2020 Terrorist Incidents:  Violent extremists concentrated their attacks on civilians, humanitarian assistance programs, and volunteer defense forces, expanding from prior attacks that largely targeted military and police personnel and other associated facilities.

  • On May 30, assailants who self-identified on social media as members of JNIM, attacked a gendarme-escorted convoy contracted by the World Food Program (WFP) to deliver food aid to internally displaced persons.  Gendarmes and civilians were reportedly killed.  This was one of three attacks on WFP convoys in a two-month period.

Legislation, Law Enforcement, and Border Security:  There were no significant legislative changes since 2019.  The antiterrorist judicial police (Brigade Spéciale des Investigations Antiterroristes, or BSIAT) continued to prepare cases for prosecution, and the specialized CT court referred numerous completed investigative cases for trial, but no terrorism-related cases have been adjudicated and more than 900 terror suspects remain in pretrial detention at the High-Security Prison.

Countering the Financing of Terrorism:  Burkina Faso is a member of the Intergovernmental Action Group Against Money Laundering in West Africa (GIABA), a Financial Action Task Force (FATF)-style regional body.  Burkina Faso’s FIU, the National Financial Information Processing Unit (CENTIF-BF), is a member of the Egmont Group, an informal network of FIUs aimed at combating money laundering and terrorist financing.  The cash-intensive nature of Burkina Faso’s economy complicates the investigation of terrorist financing activities.  Terrorist groups fund their activities primarily through the trafficking of illicit goods in coordination with organized criminal groups, robbery, and kidnapping, often targeting gold mining operations, rather than through sophisticated money laundering schemes.  CENTIF-BF tracks terrorist financing and refers cases to the specialized financial or terrorism courts for prosecutions.  No criminal terrorist financing cases were charged in 2020, according to the CENTIF-BF chief.

Countering Violent Extremism:  There were no significant updates since 2019.

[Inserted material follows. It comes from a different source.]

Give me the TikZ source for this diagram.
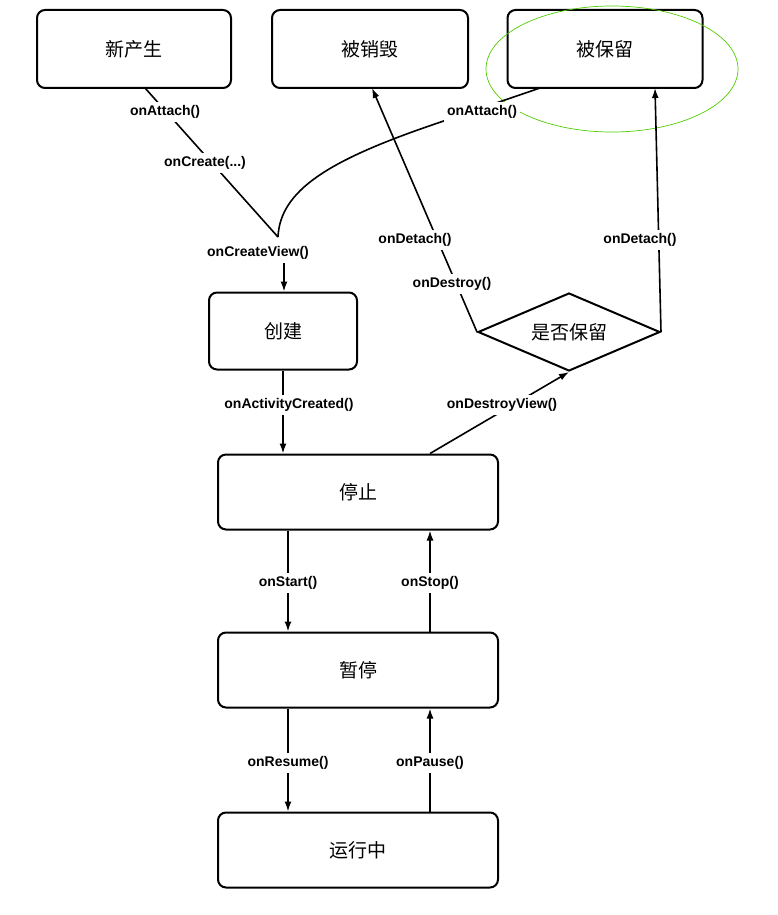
\documentclass[tikz,border=0pt]{standalone}
\usepackage{fontspec}
\setmainfont{Liberation Sans}
\newfontfamily\cjk{Noto Sans CJK SC}
\usetikzlibrary{shapes.geometric,arrows.meta}
\begin{document}
\begin{tikzpicture}[x=1pt,y=-1pt,
  box/.style={draw,line width=2pt,rounded corners=8pt,font=\cjk\fontsize{19}{19}\selectfont},
  lab/.style={fill=white,inner sep=3pt,font=\bfseries\fontsize{14}{14}\selectfont},
  con/.style={line width=1.6pt},
  arr/.style={con,-{Latex[length=10pt,width=7pt]}}]
\useasboundingbox (0,0) rectangle (778,915);
\node[box,minimum width=194pt,minimum height=78pt] (new) at (134,49) {新产生};
\node[box,minimum width=196pt,minimum height=78pt] (dest) at (370,49) {被销毁};
\node[box,minimum width=195pt,minimum height=78pt] (kept) at (605,49) {被保留};
\draw[color=green!60!yellow!80!black,line width=0.7pt] (612,69) ellipse (126pt and 63pt);
\node[box,minimum width=148pt,minimum height=77pt] (create) at (283,331) {创建};
\node[draw,line width=2pt,diamond,aspect=2.4,minimum width=182pt,minimum height=78pt,inner sep=0pt,font=\cjk\fontsize{19}{19}\selectfont] (dia) at (569,332) {是否保留};
\node[box,minimum width=280pt,minimum height=75pt] (stop) at (358,492) {停止};
\node[box,minimum width=280pt,minimum height=75pt] (pause) at (358,670) {暂停};
\node[box,minimum width=280pt,minimum height=75pt] (run) at (358,850) {运行中};
\coordinate (j) at (278,237);
\coordinate (a1) at (145,88);
\coordinate (a2) at (540,88);
\coordinate (a3) at (432,125);
\draw[con] (a1) -- (j);
\draw[con] (a2) -- (a3) .. controls (330,160) and (280,190) .. (j);
\draw[arr] (284,262) -- (create.north -| 284,0);
\draw[arr] (dia.west) -- (372,88);
\draw[arr] (dia.east) -- (655,88);
\draw[arr] (create.south) -- (stop.north -| create.south);
\draw[arr] (stop.north -| 430,0) -- (dia.south);
\draw[arr] (stop.south -| 288,0) -- (pause.north -| 288,0);
\draw[arr] (pause.north -| 430,0) -- (stop.south -| 430,0);
\draw[arr] (pause.south -| 288,0) -- (run.north -| 288,0);
\draw[arr] (run.north -| 430,0) -- (pause.south -| 430,0);
\node[lab] (l1) at (165,112) {onAttach()};
\node[lab] (l2) at (205,163) {onCreate(...)};
\node[lab] (l3) at (258,253) {onCreateView()};
\node[lab] (l4) at (482,112) {onAttach()};
\node[lab] (l5) at (415,240) {onDetach()};
\node[lab] (l6) at (452,284) {onDestroy()};
\node[lab] (l7) at (640,240) {onDetach()};
\node[lab] (l8) at (289,405) {onActivityCreated()};
\node[lab] (l9) at (502,405) {onDestroyView()};
\node[lab] (l10) at (288,583) {onStart()};
\node[lab] (l11) at (430,583) {onStop()};
\node[lab] (l12) at (288,763) {onResume()};
\node[lab] (l13) at (430,763) {onPause()};
\end{tikzpicture}
\end{document}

International and Regional Cooperation:  Burkina Faso continues its participation in the G-5 Sahel — along with Chad, Mali, Mauritania, and Niger — which promotes security, development, and governance within and across Sahel member countries.  Burkinabe investigators participated in regional cybersecurity programs, and the U.S. Department of Justice brought Nigerien judges to Ouagadougou to mentor Burkinabe judges on handling terrorism trials.